> _TASK PROMPT_
In the data below, find every line with the string "code" and pull it out.

> _LISTED RECORDS_
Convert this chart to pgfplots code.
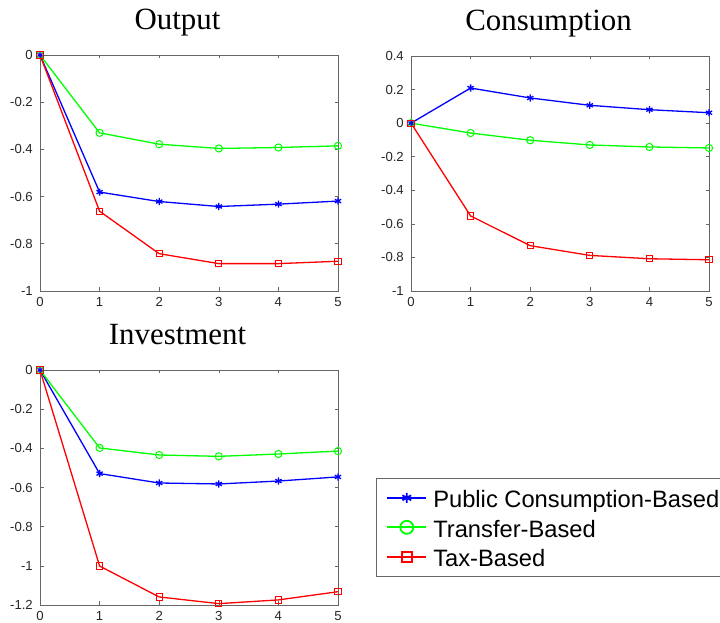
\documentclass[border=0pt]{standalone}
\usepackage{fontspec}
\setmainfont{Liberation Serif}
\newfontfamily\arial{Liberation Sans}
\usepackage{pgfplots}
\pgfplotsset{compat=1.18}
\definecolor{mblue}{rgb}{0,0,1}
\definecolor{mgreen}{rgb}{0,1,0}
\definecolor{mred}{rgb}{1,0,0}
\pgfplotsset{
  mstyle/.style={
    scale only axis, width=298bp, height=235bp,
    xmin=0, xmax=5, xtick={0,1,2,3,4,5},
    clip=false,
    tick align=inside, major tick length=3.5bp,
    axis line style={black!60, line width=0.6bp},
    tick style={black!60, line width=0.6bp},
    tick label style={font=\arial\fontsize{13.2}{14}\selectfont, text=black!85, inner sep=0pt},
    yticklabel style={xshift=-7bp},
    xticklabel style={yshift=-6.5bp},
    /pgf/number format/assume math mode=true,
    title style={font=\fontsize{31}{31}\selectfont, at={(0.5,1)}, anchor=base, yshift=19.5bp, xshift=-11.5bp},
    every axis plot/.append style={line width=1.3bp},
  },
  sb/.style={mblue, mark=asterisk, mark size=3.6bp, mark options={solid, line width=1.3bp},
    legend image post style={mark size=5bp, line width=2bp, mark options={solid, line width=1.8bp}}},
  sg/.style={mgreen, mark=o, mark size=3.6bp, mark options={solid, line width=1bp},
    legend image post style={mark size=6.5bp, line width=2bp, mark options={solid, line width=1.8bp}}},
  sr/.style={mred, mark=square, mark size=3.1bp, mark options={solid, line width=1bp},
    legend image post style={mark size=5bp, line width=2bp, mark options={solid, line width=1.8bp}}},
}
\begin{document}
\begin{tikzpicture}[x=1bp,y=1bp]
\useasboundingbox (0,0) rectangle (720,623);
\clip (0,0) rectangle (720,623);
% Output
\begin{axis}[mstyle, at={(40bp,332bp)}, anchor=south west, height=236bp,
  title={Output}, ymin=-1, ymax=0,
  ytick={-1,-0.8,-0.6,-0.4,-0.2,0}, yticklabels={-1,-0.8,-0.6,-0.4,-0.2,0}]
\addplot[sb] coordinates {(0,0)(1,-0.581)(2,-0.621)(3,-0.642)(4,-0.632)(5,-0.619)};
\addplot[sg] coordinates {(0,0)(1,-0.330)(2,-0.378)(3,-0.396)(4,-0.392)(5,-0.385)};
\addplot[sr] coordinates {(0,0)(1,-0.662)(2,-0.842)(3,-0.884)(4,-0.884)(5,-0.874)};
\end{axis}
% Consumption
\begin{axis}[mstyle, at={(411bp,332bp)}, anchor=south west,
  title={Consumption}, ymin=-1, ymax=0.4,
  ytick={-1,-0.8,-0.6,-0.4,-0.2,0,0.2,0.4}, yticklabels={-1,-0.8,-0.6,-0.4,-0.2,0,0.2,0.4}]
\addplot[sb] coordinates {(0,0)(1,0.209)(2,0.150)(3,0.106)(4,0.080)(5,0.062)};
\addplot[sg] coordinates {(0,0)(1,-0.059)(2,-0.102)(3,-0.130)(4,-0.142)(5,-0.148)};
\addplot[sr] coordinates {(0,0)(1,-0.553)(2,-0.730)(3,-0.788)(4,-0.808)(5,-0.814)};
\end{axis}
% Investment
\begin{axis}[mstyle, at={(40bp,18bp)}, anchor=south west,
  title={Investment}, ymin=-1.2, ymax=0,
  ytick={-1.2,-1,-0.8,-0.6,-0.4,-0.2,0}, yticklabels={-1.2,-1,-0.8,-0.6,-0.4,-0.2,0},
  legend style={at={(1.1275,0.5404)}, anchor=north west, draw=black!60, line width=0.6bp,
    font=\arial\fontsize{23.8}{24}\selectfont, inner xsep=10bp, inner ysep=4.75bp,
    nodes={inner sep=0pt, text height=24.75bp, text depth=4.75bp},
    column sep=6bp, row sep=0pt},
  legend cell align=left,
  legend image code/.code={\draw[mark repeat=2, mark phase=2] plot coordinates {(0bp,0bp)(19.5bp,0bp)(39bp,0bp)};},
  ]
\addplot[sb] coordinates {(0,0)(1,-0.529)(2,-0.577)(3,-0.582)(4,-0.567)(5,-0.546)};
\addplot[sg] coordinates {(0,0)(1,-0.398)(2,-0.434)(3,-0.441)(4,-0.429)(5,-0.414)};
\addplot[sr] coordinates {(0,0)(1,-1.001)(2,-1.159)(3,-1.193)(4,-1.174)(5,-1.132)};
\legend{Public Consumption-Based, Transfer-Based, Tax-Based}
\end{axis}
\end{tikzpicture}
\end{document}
...
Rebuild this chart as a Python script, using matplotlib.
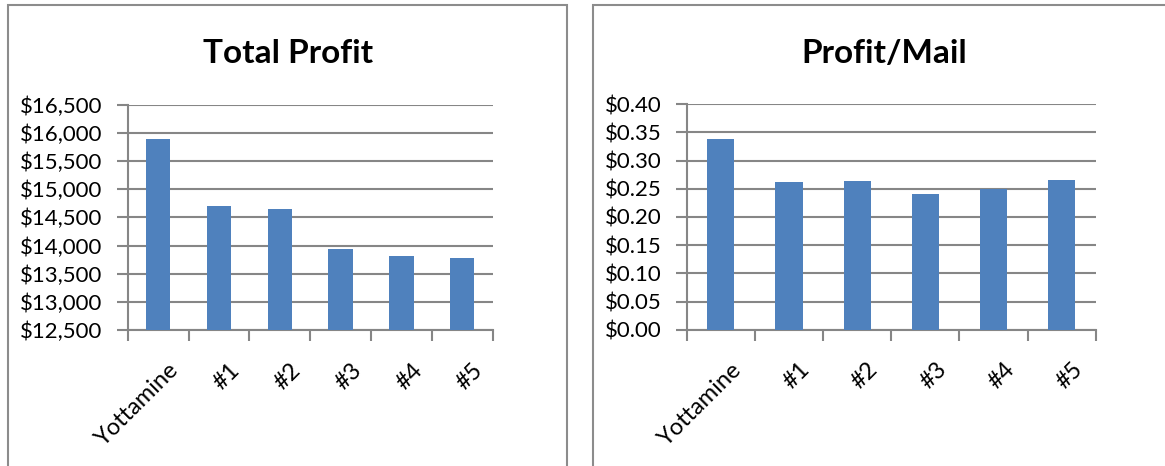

> _SOLVED PROBLEM_
Convert this chart to pgfplots code.
  legend image code/.code={\draw[mark repeat=2, mark phase=2] plot coordinates {(0bp,0bp)(19.5bp,0bp)(39bp,0bp)};},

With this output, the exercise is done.